Brisket: The versatile cut
"Brisket is the Zelig of the food world," says Joan Nathan, the Jewish-American cooking authority and author. "It takes on the flavor of whatever goes with it."

A "mountain" of onions and a bit of tomato flavor the brisket made by Joyce Goldstein, the San Francisco-based chef and author of "Tapas: Sensational Small Plates From Spain." But she notes some cooks are gussying the beef up with dried onion soup mix, chili sauce, honey, cranberry sauce, even Coca-Cola.

"So much stuff," she exclaimed. "And, so many liquids! Brisket can be so juicy, maybe they're cooking with horrible, dry meat."

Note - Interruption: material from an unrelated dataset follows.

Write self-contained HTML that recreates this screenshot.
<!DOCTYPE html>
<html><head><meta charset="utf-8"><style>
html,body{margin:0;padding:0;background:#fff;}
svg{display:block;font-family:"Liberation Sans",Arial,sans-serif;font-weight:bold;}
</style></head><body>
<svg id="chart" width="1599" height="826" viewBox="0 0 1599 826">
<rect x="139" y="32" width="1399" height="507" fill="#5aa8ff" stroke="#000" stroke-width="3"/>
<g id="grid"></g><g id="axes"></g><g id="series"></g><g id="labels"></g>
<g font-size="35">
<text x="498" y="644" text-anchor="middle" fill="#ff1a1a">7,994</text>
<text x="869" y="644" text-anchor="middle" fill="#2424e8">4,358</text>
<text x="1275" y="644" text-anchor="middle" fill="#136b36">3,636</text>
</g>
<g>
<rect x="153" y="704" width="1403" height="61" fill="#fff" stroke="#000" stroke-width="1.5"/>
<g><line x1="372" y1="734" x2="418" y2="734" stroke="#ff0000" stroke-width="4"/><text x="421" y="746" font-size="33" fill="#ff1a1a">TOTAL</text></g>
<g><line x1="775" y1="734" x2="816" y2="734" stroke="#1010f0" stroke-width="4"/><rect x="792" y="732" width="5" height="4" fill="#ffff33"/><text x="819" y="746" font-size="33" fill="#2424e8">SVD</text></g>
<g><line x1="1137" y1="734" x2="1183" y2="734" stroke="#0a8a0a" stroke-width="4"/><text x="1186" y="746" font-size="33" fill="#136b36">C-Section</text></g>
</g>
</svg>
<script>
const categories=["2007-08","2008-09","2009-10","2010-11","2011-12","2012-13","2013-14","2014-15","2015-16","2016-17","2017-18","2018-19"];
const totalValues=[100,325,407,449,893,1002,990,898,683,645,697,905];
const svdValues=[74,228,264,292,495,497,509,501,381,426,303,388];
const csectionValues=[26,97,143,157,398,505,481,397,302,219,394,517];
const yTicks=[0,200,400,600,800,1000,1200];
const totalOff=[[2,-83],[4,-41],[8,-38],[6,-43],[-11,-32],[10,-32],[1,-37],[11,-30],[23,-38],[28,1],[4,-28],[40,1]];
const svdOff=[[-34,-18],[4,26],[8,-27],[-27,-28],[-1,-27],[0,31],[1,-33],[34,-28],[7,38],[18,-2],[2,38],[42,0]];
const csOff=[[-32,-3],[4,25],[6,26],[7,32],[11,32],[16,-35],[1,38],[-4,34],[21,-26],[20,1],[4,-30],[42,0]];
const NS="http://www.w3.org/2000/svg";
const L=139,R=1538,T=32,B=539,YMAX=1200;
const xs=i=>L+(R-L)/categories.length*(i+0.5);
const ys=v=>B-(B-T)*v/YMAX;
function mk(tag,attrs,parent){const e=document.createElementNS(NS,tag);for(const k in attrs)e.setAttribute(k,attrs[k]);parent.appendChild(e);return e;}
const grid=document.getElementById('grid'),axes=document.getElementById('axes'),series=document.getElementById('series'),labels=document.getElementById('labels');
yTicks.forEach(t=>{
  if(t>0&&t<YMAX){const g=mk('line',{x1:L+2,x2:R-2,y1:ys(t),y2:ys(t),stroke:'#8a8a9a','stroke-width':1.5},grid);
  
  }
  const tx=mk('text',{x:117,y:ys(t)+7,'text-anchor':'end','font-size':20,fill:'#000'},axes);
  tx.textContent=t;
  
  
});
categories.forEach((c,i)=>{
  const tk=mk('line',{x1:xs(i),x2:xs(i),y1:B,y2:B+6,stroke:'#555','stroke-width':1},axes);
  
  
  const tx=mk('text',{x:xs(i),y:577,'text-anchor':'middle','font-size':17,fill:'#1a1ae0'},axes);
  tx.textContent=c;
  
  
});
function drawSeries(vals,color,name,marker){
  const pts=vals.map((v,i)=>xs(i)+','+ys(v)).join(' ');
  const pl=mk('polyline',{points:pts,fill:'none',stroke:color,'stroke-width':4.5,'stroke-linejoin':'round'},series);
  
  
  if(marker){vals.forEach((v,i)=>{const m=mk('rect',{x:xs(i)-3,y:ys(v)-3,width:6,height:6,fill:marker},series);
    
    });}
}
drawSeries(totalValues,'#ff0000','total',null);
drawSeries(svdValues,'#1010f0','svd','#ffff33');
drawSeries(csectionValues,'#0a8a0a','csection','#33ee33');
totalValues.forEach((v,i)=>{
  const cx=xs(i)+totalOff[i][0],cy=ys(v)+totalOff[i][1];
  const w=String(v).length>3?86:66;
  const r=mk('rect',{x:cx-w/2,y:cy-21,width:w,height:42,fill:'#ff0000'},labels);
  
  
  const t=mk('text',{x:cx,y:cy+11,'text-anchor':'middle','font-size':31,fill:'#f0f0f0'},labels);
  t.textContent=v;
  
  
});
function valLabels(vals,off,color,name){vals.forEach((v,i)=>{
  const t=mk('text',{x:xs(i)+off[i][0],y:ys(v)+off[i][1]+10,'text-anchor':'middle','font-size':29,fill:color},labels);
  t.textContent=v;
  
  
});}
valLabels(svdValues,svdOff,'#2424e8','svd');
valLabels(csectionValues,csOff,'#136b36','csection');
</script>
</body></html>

A more elegant approach is achieved in the two versions here, which take inspiration and flavor from two different cuisines: Mexican and Persian.

Mexican brisket

Prep: 5 minutes
Cook: 1 hour, 25 minutes
Servings: 6

Note: Mexican spicing gives a twist to brisket in this recipe from Jamie Geller's "Quick & Kosher Meals in Minutes." If you like, add pieces of zucchini or carrots to the pan during the last 40 minutes of cooking.

2 tablespoons each: packed dark brown sugar; dry mustard powder
1 tablespoon each: garlic powder, ground cumin, dried coriander, salt
1 teaspoon ancho or chipotle chili powder
1 beef brisket, about 2 1/2 pounds
2 tablespoons vegetable oil
1 cup beef broth

1. Heat oven to 375 degrees. Whisk together brown sugar, mustard, garlic powder, cumin, coriander, salt and chili powder in a small bowl. Rub spice mixture all over the meat.

2. Heat the oil in a Dutch oven over medium-high heat. Add the brisket; cook to brown one side, about 3 minutes. Turn, brown other side, about 3 minutes. Add broth to pan; cover. Cook to desired tenderness, 1 hour, 20 minutes to 2 hours. Let rest 15 minutes before slicing. Serve with pan juices.